‘Artificial leaf’ could help planes and heavy transport ditch fossil fuels

The research does this by creating something called 'syngas'.

This artificial leaf could help cut down on our dependence to fossil fuels

New research suggests that an ‘artificial leaf’ designed to cleanly create synthetic gas could be the answer to helping these industries finally begin taking greener steps forwards. While green technology has already made its way into our cars and homes, in larger transportation industries like aviation and shipping, the transition has been much more challenging. These heavy technologies rely on fossil fuel to operate and electric options just aren’t cutting it yet.

“Liquid synthetic fuel obtained from syngas is a zero-emission alternative to fossil fuels,” Virgil Andrei, the first author on a study into the matter, told Inverse. “Ideally, CO2 would be first captured from the atmosphere and then converted back into fuels, thereby closing the carbon cycle.”

The study, published Monday in the journal Nature Materials, uses a photosynthesis mimetic process to absorb light in order to spark a chemical reaction that transforms ambient chemicals into the components of something called ‘syngas.’ This is done by submerging the leaf, which is a thin mash-up of light receptors and a cobalt catalyst, in water and breaking down water into oxygen and hydrogen as well as air into carbon monoxide and hydrogen. These latter two chemicals make-up syngas and the researchers found that the reactions were possible even in low light, expanding the potential usefulness of this technology.

The study’s senior author, professor Erwin Reisner from the University of Cambridge’s department of chemistry, says that while syngas might be little known by the general public, it is in fact already powering many of the products we used daily.

“You may not have heard of syngas itself but every day, you consume products that were created using it,” Reisner said in a press release. “Being able to produce it sustainably would be a critical step in closing the global carbon cycle and establishing a sustainable chemical and fuel industry.”

This research is far from the first to work on the creation of syngas, but the authors explain that what separates them from other studies is that their approach is solar-driven, unlike others that still rely on fossil fuels. It’s also much cheaper thanks to its use of the abundant precious metal cobalt, unlike other processes that use platinum or silver.

This synthetic leaf uses water and light to create synthetic gas which can be later transformed into liquid, synthetic fuel for planes and ships
This synthetic leaf uses water and light to create synthetic gas which can be later transformed into liquid, synthetic fuel for planes and ships

Syngas by itself isn’t incredibly useful, but it can be used as a chemical building block to create “industrial synthesis of conventional fuels, alcohols, and long-chain hydrocarbons.” And with a green, cheap way to create syngas, the authors write that they now have their eyes on the creation of liquid synthetic fuel as well as an alternative to oil.
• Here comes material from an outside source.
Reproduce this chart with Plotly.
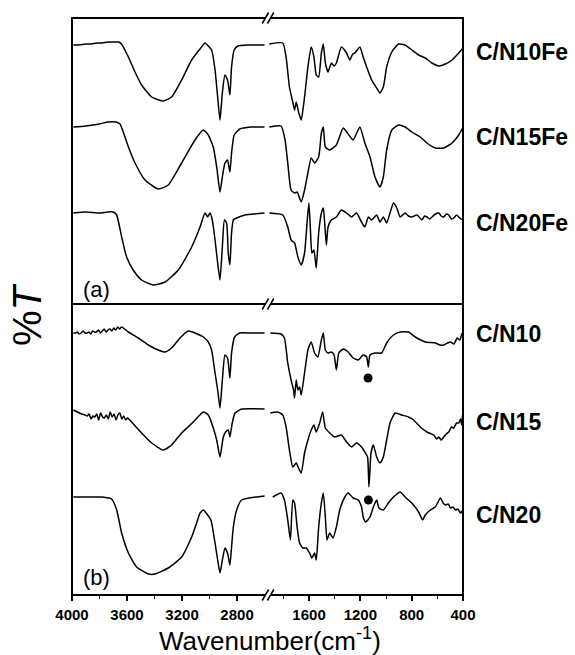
import plotly.graph_objects as go

# ---------------- data: FTIR spectra (wavenumber in cm-1, offset %T) ----------------
# Panel (a): Fe-containing samples
cn10fe_wn = [3990, 3950, 3900, 3860, 3820, 3780, 3740, 3700, 3660, 3640, 3590, 3542, 3494, 3421, 3336,
             3276, 3203, 3130, 3069, 3033, 3009, 2985, 2960, 2941, 2924, 2907, 2888, 2869, 2852, 2840,
             2821, 2794, 2719, 2600,
             1910, 1805, 1779, 1753, 1727, 1713, 1700, 1682, 1661, 1635, 1609, 1583, 1562, 1544, 1525,
             1504, 1489, 1473, 1452, 1426, 1405, 1387, 1348, 1308, 1282, 1260, 1243, 1204, 1178, 1151,
             1112, 1073, 1047, 1021, 995, 955, 903, 851, 799, 746, 694, 642, 589, 537, 485, 433, 399]
cn10fe_t = [259, 259, 260, 260, 261, 261, 262, 262, 262, 260, 247, 232, 219, 207, 203,
            207, 224, 244, 255, 261, 258, 254, 234, 207, 184, 211, 229, 224, 209, 237,
            254, 258, 259, 259,
            260, 261, 247, 217, 202, 194, 202, 192, 184, 207, 237, 257, 247, 229, 227,
            251, 260, 241, 232, 241, 238, 241, 257, 251, 244, 250, 251, 257, 247, 237,
            224, 216, 211, 217, 237, 252, 260, 259, 254, 249, 246, 241, 238, 240, 244, 251, 256]

cn15fe_wn = [3990, 3900, 3800, 3740, 3680, 3651, 3590, 3542, 3469, 3373, 3300, 3203, 3106, 3045, 3009,
             2973, 2948, 2924, 2907, 2888, 2869, 2852, 2840, 2821, 2780, 2700, 2600,
             1910, 1818, 1787, 1766, 1740, 1713, 1693, 1661, 1635, 1609, 1583, 1557, 1525, 1504, 1489,
             1473, 1439, 1387, 1334, 1290, 1256, 1204, 1165, 1125, 1086, 1047, 1021, 995, 955, 903,
             851, 799, 733, 681, 616, 550, 485, 433, 399]
cn15fe_t = [177, 178, 180, 182, 182, 180, 157, 141, 124, 115, 119, 141, 164, 174, 169,
            157, 137, 112, 127, 141, 144, 132, 151, 169, 175, 177, 177,
            177, 178, 164, 141, 114, 111, 112, 102, 114, 131, 146, 141, 147, 171, 177,
            157, 154, 159, 176, 169, 164, 177, 161, 147, 127, 117, 127, 154, 174, 179,
            177, 172, 167, 161, 156, 156, 161, 169, 177]

cn20fe_wn = [3990, 3900, 3800, 3740, 3700, 3675, 3639, 3603, 3555, 3494, 3409, 3324, 3227, 3130, 3069,
             3033, 3014, 2997, 2980, 2960, 2941, 2924, 2907, 2892, 2876, 2864, 2852, 2840, 2827, 2803,
             2743, 2600,
             1910, 1805, 1766, 1740, 1713, 1687, 1661, 1635, 1614, 1601, 1588, 1578, 1562, 1544, 1525,
             1504, 1489, 1478, 1465, 1452, 1426, 1387, 1348, 1308, 1269, 1230, 1191, 1165, 1138, 1112,
             1073, 1047, 1021, 995, 969, 942, 916, 890, 851, 825, 799, 759, 720, 700, 681, 660, 642,
             615, 589, 570, 550, 530, 511, 490, 472, 450, 433, 415, 399]
cn20fe_t = [91, 92, 91, 92, 92, 89, 67, 47, 34, 24, 19, 22, 34, 57, 77,
            91, 87, 91, 84, 64, 41, 24, 57, 84, 81, 51, 39, 71, 84, 86,
            89, 91,
            91, 89, 77, 64, 61, 47, 39, 51, 84, 101, 71, 51, 54, 36, 71,
            91, 96, 81, 59, 77, 84, 87, 94, 91, 87, 91, 82, 77, 87, 84,
            89, 82, 87, 81, 91, 101, 96, 87, 91, 88, 87, 89, 84, 88, 87, 85, 87,
            90, 91, 88, 87, 90, 89, 85, 86, 89, 87, 85, 84]

# Panel (b): Fe-free samples
cn10_wn = [3990, 3976, 3962, 3948, 3934, 3920, 3906, 3892, 3878, 3864, 3850, 3836, 3822, 3808, 3794,
           3780, 3766, 3752, 3738, 3724, 3710, 3696, 3682, 3668, 3654, 3640, 3590, 3518,
           3445, 3373, 3324, 3276, 3215, 3154, 3106, 3045, 3009, 2985, 2960, 2941, 2924, 2907, 2888,
           2869, 2852, 2840, 2818, 2782, 2700, 2600,
           1902, 1818, 1792, 1766, 1740, 1721, 1713, 1700, 1687, 1674, 1661, 1635, 1609, 1583, 1557,
           1531, 1504, 1489, 1473, 1452, 1426, 1405, 1387, 1368, 1334, 1295, 1256, 1217, 1178, 1151,
           1138, 1125, 1086, 1034, 995, 942, 890, 825, 772, 694, 616, 580, 550, 520, 498, 470, 446,
           425, 407]
cn10_t = [262, 262, 263, 261, 262, 264, 262, 262, 263, 261, 264, 263, 263, 265, 262,
          264, 266, 263, 265, 266, 264, 267, 265, 268, 266, 268, 263, 257,
          250, 245, 243, 247, 257, 264, 262, 258, 253, 245, 222, 205, 187, 215, 240,
          237, 217, 242, 258, 262, 262, 262,
          262, 261, 257, 232, 215, 205, 197, 215, 205, 208, 200, 222, 245, 253, 242,
          238, 255, 262, 245, 242, 243, 240, 225, 242, 246, 243, 237, 235, 240, 238,
          228, 240, 242, 242, 252, 260, 263, 263, 258, 253, 252, 250, 250, 252, 253, 251, 257,
          255, 262]

cn15_wn = [3990, 3960, 3930, 3905, 3890, 3876, 3862, 3848, 3834, 3820, 3806, 3792, 3778, 3764, 3750,
           3736, 3722, 3708, 3694, 3680, 3666, 3652, 3638, 3624, 3610, 3596, 3567,
           3494, 3421, 3336, 3276, 3203, 3118, 3045, 3009, 2980, 2948, 2924, 2900, 2883, 2864, 2852,
           2835, 2815, 2767, 2600,
           1902, 1844, 1805, 1779, 1753, 1727, 1700, 1682, 1661, 1635, 1609, 1583, 1562, 1544, 1517,
           1494, 1473, 1439, 1400, 1348, 1308, 1269, 1230, 1191, 1165, 1144, 1133, 1117, 1099, 1073,
           1047, 1021, 995, 969, 929, 877, 825, 785, 733, 681, 629, 605, 589, 570, 550, 530, 511,
           490, 472, 450, 433, 420, 410, 404, 399]
cn15_t = [185, 183, 181, 180, 179, 181, 176, 179, 178, 181, 175, 182, 178, 177, 180,
          176, 183, 178, 181, 175, 180, 182, 176, 179, 175, 177, 173,
          162, 152, 145, 150, 162, 173, 183, 180, 170, 155, 138, 158, 163, 165, 158,
          172, 182, 186, 186,
          182, 183, 180, 168, 145, 128, 132, 127, 122, 142, 155, 165, 170, 163, 172,
          183, 167, 162, 158, 160, 153, 148, 152, 148, 143, 138, 108, 142, 150, 138,
          132, 138, 155, 172, 182, 180, 178, 175, 168, 163, 160, 156, 158, 155, 158, 161, 163,
          168, 167, 172, 172, 176, 170, 180, 177]

cn20_wn = [3990, 3900, 3784, 3712, 3675, 3639, 3590, 3530, 3445, 3397, 3300, 3203, 3130, 3094, 3069,
           3045, 3014, 2990, 2960, 2941, 2924, 2907, 2888, 2869, 2852, 2840, 2827, 2803, 2767, 2600,
           1883, 1818, 1792, 1766, 1745, 1727, 1713, 1693, 1674, 1648, 1622, 1596, 1578, 1557, 1544,
           1525, 1504, 1489, 1473, 1460, 1439, 1413, 1387, 1361, 1321, 1295, 1256, 1217, 1191, 1178,
           1159, 1125, 1099, 1073, 1055, 1021, 982, 942, 890, 851, 799, 746, 715, 694, 655, 616, 576,
           555, 537, 515, 498, 478, 459, 440, 420, 408, 399]
cn20_t = [98, 98, 98, 96, 85, 62, 42, 28, 21, 21, 27, 38, 58, 72, 82,
          85, 80, 75, 52, 35, 22, 35, 47, 42, 30, 48, 68, 85, 95, 99,
          98, 102, 95, 75, 55, 95, 92, 68, 52, 47, 47, 42, 37, 42, 35,
          68, 92, 102, 78, 55, 62, 57, 68, 85, 98, 102, 97, 95, 88, 78,
          73, 78, 88, 95, 87, 85, 92, 98, 103, 98, 92, 83, 75, 80, 85, 88, 97,
          92, 90, 91, 87, 88, 85, 86, 82, 84, 77]

# marked bands (filled circles)
dot_wn = [1140, 1137]
dot_t = [217, 95]

# sample names and tick values
names_a = ["C/N10Fe", "C/N15Fe", "C/N20Fe"]
names_b = ["C/N10", "C/N15", "C/N20"]
left_ticks = [4000, 3600, 3200, 2800]
left_minor = [3800, 3400, 3000]
right_ticks = [1600, 1200, 800, 400]
right_minor = [1800, 1400, 1000, 600]

# ---------------- geometry (pixels) ----------------
W, H = 575, 655
L, R, T, B = 72, 463, 18, 595
MID = 304


def px(x):
    return (x - L) / (R - L)


def py(y):
    return (B - y) / (B - T)


fig = go.Figure()

line_style = dict(color="black", width=1.5, shape="spline", smoothing=0.5)


def add_spectrum(wn, t, xl, xr, ya):
    left = [(w, v) for w, v in zip(wn, t) if w > 2000]
    right = [(w, v) for w, v in zip(wn, t) if w <= 2000]
    fig.add_trace(go.Scatter(x=[p[0] for p in left], y=[p[1] for p in left], mode="lines",
                             line=line_style, xaxis=xl, yaxis=ya, showlegend=False, hoverinfo="skip"))
    fig.add_trace(go.Scatter(x=[p[0] for p in right], y=[p[1] for p in right], mode="lines",
                             line=line_style, xaxis=xr, yaxis=ya, showlegend=False, hoverinfo="skip"))


for wn, t in [(cn10fe_wn, cn10fe_t), (cn15fe_wn, cn15fe_t), (cn20fe_wn, cn20fe_t)]:
    add_spectrum(wn, t, "x3", "x4", "y2")
for wn, t in [(cn10_wn, cn10_t), (cn15_wn, cn15_t), (cn20_wn, cn20_t)]:
    add_spectrum(wn, t, "x", "x2", "y")

fig.add_trace(go.Scatter(x=dot_wn, y=dot_t, mode="markers", marker=dict(color="black", size=9),
                         xaxis="x2", yaxis="y", showlegend=False, hoverinfo="skip"))

tick_font = dict(family="Liberation Sans, Arial", size=15, color="black", weight="bold")
split = px(268)
ydiv = py(MID)

common_x = dict(showgrid=False, zeroline=False, showline=False, ticks="outside", ticklen=5,
                tickwidth=1.5, tickcolor="black", tickfont=tick_font, fixedrange=True,
                ticklabelstandoff=1)

fig.update_layout(
    width=W, height=H,
    margin=dict(l=L, r=W - R, t=T, b=H - B, pad=0),
    paper_bgcolor="white", plot_bgcolor="white",
    xaxis=dict(domain=[0, split], range=[4000, 2575], anchor="y", tickmode="array",
               tickvals=left_ticks, minor=dict(tickmode="array", tickvals=left_minor, ticks="outside",
                                               ticklen=3, tickwidth=1.2, tickcolor="black"), **common_x),
    xaxis2=dict(domain=[split, 1], range=[1920, 400], anchor="y", tickmode="array",
                tickvals=right_ticks, minor=dict(tickmode="array", tickvals=right_minor, ticks="outside",
                                                 ticklen=3, tickwidth=1.2, tickcolor="black"), **common_x),
    xaxis3=dict(domain=[0, split], range=[4000, 2575], anchor="y2", visible=False),
    xaxis4=dict(domain=[split, 1], range=[1920, 400], anchor="y2", visible=False),
    yaxis=dict(domain=[0, ydiv], range=[0, B - MID], visible=False, fixedrange=True),
    yaxis2=dict(domain=[ydiv, 1], range=[0, MID - T], visible=False, fixedrange=True),
)

shapes = []
frame = dict(color="black", width=2)
shapes.append(dict(type="rect", xref="paper", yref="paper", x0=0, x1=1, y0=ydiv, y1=1, line=frame))
shapes.append(dict(type="rect", xref="paper", yref="paper", x0=0, x1=1, y0=0, y1=ydiv, line=frame))


# axis-break marks "//"
def break_mark(cx, cy):
    d = 2.6
    hx, hy = 3.2, 5.5
    path = (f"M {px(cx - d - hx)},{py(cy + hy)} L {px(cx - d + hx)},{py(cy - hy)} "
            f"L {px(cx + d + hx)},{py(cy - hy)} L {px(cx + d - hx)},{py(cy + hy)} Z")
    shapes.append(dict(type="path", xref="paper", yref="paper", path=path,
                       fillcolor="white", line=dict(width=0)))
    for s in (-d, d):
        shapes.append(dict(type="line", xref="paper", yref="paper",
                           x0=px(cx + s - hx), y0=py(cy + hy), x1=px(cx + s + hx), y1=py(cy - hy),
                           line=dict(color="black", width=1.5)))


for yy in (T, MID, B):
    break_mark(268, yy)

fig.update_layout(shapes=shapes)

label_font = dict(family="Liberation Sans, Arial", size=23, color="black", weight="bold")
ann = []
for name, yy in zip(names_a, [52, 137, 223]):
    ann.append(dict(text=name, x=px(474), y=py(yy), xref="paper", yref="paper", xanchor="left",
                    yanchor="middle", showarrow=False, font=label_font))
for name, yy in zip(names_b, [334, 422, 515]):
    ann.append(dict(text=name, x=px(474), y=py(yy), xref="paper", yref="paper", xanchor="left",
                    yanchor="middle", showarrow=False, font=label_font))

panel_font = dict(family="Liberation Sans, Arial", size=22, color="black")
ann.append(dict(text="(a)", x=px(81), y=py(289), xref="paper", yref="paper", xanchor="left",
                yanchor="middle", showarrow=False, font=panel_font))
ann.append(dict(text="(b)", x=px(81), y=py(577), xref="paper", yref="paper", xanchor="left",
                yanchor="middle", showarrow=False, font=panel_font))

ann.append(dict(text="%<i>T</i>", x=px(27), y=py(315), xref="paper", yref="paper", xanchor="center",
                yanchor="middle", textangle=-90, showarrow=False,
                font=dict(family="Liberation Sans, Arial", size=40, color="black")))
ann.append(dict(text="Wavenumber(cm<sup>-1</sup>)", x=px(270), y=py(639), xref="paper", yref="paper",
                xanchor="center", yanchor="middle", showarrow=False,
                font=dict(family="Liberation Sans, Arial", size=26, color="black")))

fig.update_layout(annotations=ann)

fig.write_html("out.html", config={"displayModeBar": False})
“There is a major demand for liquid fuels to power heavy transport, shipping and aviation sustainably,” said Reisner.

Syngas is already a building block of liquid synthetic fuel, and Andrei says that they’re hoping to be able to create the whole process end-to-end with the use of their artificial leaf.

“We are aiming at sustainably creating products such as ethanol, which can readily be used as a fuel,” said Andrei in the press release. “It’s challenging to produce it in one step from sunlight using the carbon dioxide reduction reaction. But we are confident that we are going in the right direction, and that we have the right catalysts, so we believe we will be able to produce a device that can demonstrate this process in the near future.”
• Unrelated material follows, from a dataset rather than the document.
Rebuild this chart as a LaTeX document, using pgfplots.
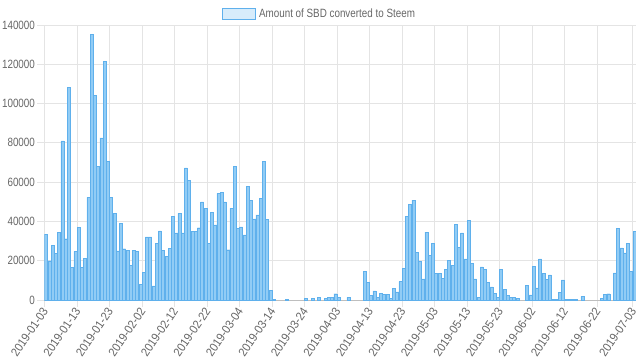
\documentclass[border=0pt]{standalone}
\usepackage{fontspec}
\setmainfont{Liberation Sans}[FakeStretch=0.82]
\newfontfamily\xlabfont{Liberation Sans}[FakeStretch=0.92]
\usepackage{pgfplots}
\pgfplotsset{compat=1.18}
\definecolor{tickgray}{RGB}{102,102,102}
\definecolor{gridgray}{RGB}{228,228,228}
\definecolor{zerogray}{RGB}{190,190,190}
\definecolor{barfill}{RGB}{145,204,245}
\definecolor{baredge}{RGB}{95,176,236}
\definecolor{legfill}{RGB}{215,236,251}
\begin{document}
\begin{tikzpicture}
\path[use as bounding box] (-33.375pt,-45.75pt) rectangle (446.625pt,225pt);
\begin{axis}[
  at={(0,0)}, anchor=south west,
  scale only axis, width=443.625pt, height=206.25pt,
  xmin=-0.5, xmax=181.5, ymin=0, ymax=140000,
  axis lines*=left,
  x axis line style={draw=zerogray,-},
  y axis line style={draw=gridgray,-},
  ytick={0,20000,40000,60000,80000,100000,120000,140000},
  scaled y ticks=false,
  /pgf/number format/fixed,
  /pgf/number format/1000 sep={},
  /pgf/number format/assume math mode=true,
  yticklabel style={font=\fontsize{9pt}{10pt}\selectfont, text=tickgray, inner sep=1.5pt},
  ymajorgrids=true,
  grid style={draw=gridgray, line width=0.6pt},
  xtick={0,10,20,30,40,50,60,70,80,90,100,110,120,130,140,150,160,170,181},
  xticklabels={2019-01-03,2019-01-13,2019-01-23,2019-02-02,2019-02-12,2019-02-22,2019-03-04,2019-03-14,2019-03-24,2019-04-03,2019-04-13,2019-04-23,2019-05-03,2019-05-13,2019-05-23,2019-06-02,2019-06-12,2019-06-22,2019-07-03},
  xticklabel style={font=\xlabfont\fontsize{9pt}{10pt}\selectfont, text=tickgray, rotate=56, anchor=east, inner sep=1pt},
  minor xtick={-0.5,9.5,19.5,29.5,39.5,49.5,59.5,69.5,79.5,89.5,99.5,109.5,119.5,129.5,139.5,149.5,159.5,169.5,180.5},
  xminorgrids=true,
  minor grid style={draw=gridgray, line width=0.6pt},
  tick align=outside,
  major tick length=5.5pt,
  minor tick length=5.5pt,
  xtick style={draw=none},
  ytick style={draw=gridgray, line width=0.6pt},
  minor x tick style={draw=gridgray, line width=0.6pt},
  legend style={at={(axis description cs:0.4658,1.04)}, anchor=center, draw=none, fill=none,
    font=\fontsize{9pt}{10pt}\selectfont, text=tickgray, inner sep=0pt},
  legend image code/.code={\draw[fill=legfill, draw=baredge, line width=0.75pt] (0pt,-4.1pt) rectangle (24.75pt,4.1pt);},
]
\addplot[ybar, bar width=0.88, bar shift=0pt, fill=barfill, draw=baredge, line width=0.3pt] coordinates {
(0,33600) (1,20000) (2,28000) (3,23800) (4,34600) (5,81000) (6,31200) (7,108200) (8,16800) (9,24800)
(10,37000) (11,16500) (12,21300) (13,52200) (14,135300) (15,104200) (16,68200) (17,82500) (18,121600) (19,70700)
(20,52400) (21,44200) (22,25000) (23,39000) (24,26100) (25,25200) (26,17600) (27,25100) (28,24800) (29,7800)
(30,14000) (31,32200) (32,32200) (33,7200) (34,29000) (35,35200) (36,25100) (37,22200) (38,26200) (39,42600)
(40,34200) (41,44100) (42,34200) (43,67300) (44,61000) (45,35000) (46,34800) (47,36800) (48,49900) (49,46800)
(50,28900) (51,44800) (52,38300) (53,54300) (54,54700) (55,50000) (56,25600) (57,46700) (58,68100) (59,36600)
(60,37200) (61,33100) (62,57800) (63,50800) (64,41300) (65,43400) (66,51700) (67,70500) (68,41000) (69,4900)
(70,300) (74,400) (80,700) (82,700) (84,1400) (86,1000) (87,1400) (88,1400) (89,3200)
(90,1400) (93,1300) (98,14500) (99,9000)
(100,2400) (101,4600) (102,1500) (103,3400) (104,2700) (105,2700) (106,800) (107,5800) (108,4100) (109,9400)
(110,16100) (111,42600) (112,48700) (113,50800) (114,24300) (115,19800) (116,10800) (117,34500) (118,22600) (119,28900)
(120,13500) (121,13500) (122,10900) (123,15600) (124,20300) (125,17800) (126,38500) (127,26800) (128,34200) (129,20900)
(130,40500) (131,18600) (132,10800) (133,1400) (134,16900) (135,15600) (136,8900) (137,6700) (138,3400) (139,1400)
(140,15600) (141,5300) (142,2200) (143,1500) (144,1500) (145,700) (148,7400) (149,2600)
(150,17100) (151,6200) (152,21000) (153,13500) (154,10600) (155,12800) (156,500) (157,300) (158,3800) (159,10300)
(160,500) (161,300) (162,300) (163,300) (165,1800)
(171,1000) (172,2800) (173,3200) (175,13800) (176,36300) (177,26600) (178,24000) (179,28900)
(180,14500) (181,35000)
};
\addlegendentry{Amount of SBD converted to Steem}
\end{axis}
\end{tikzpicture}
\end{document}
Andrei told Inverse that this would provide a closed-loop option for carbon consumption which could enable the aviation industry, which currently creates two percent of global CO2 emissions annually — equaling roughly 859 million tonnes, to finally begin to lower its emissions levels.

And, while we wait for the electric planes of Elon Musks’ dreams, the potential for clean fuel alternatives for these industry giants is a step toward cleaner overall emissions in the future.

Read the abstract here:

The photoelectrochemical (PEC) production of syngas from water and CO2 represents an attractive technology towards a circular carbon economy. However, the overpotential (that is, energy loss), low selectivity and cost of commonly employed catalysts make this sustainable alternative challenging. Here we demonstrate a highly tunable PEC syngas production by integrating an earthabundant cobalt porphyrin catalyst immobilized on carbon nanotubes with a triple-cation mixed halide perovskite and BiVO4 photoabsorbers. Empirical data analysis is used to clarify the optimal electrode selectivity at low catalyst loadings. The perovskite photocathodes maintain selective aqueous CO2 reduction for one day at light intensities as low as 0.1 Sun. Perovskite–BiVO4 PEC tandems sustain an unprecedented bias-free syngas production for three days with solar-to-H2 and solar-to-CO conversion efficiencies of 0.06 and 0.02%, respectively, operating as standalone artificial leaves in neutral pH solution. These systems provide potential pathways to maximize daylight utilization by sustaining CO2 conversion even under a low solar irradiance.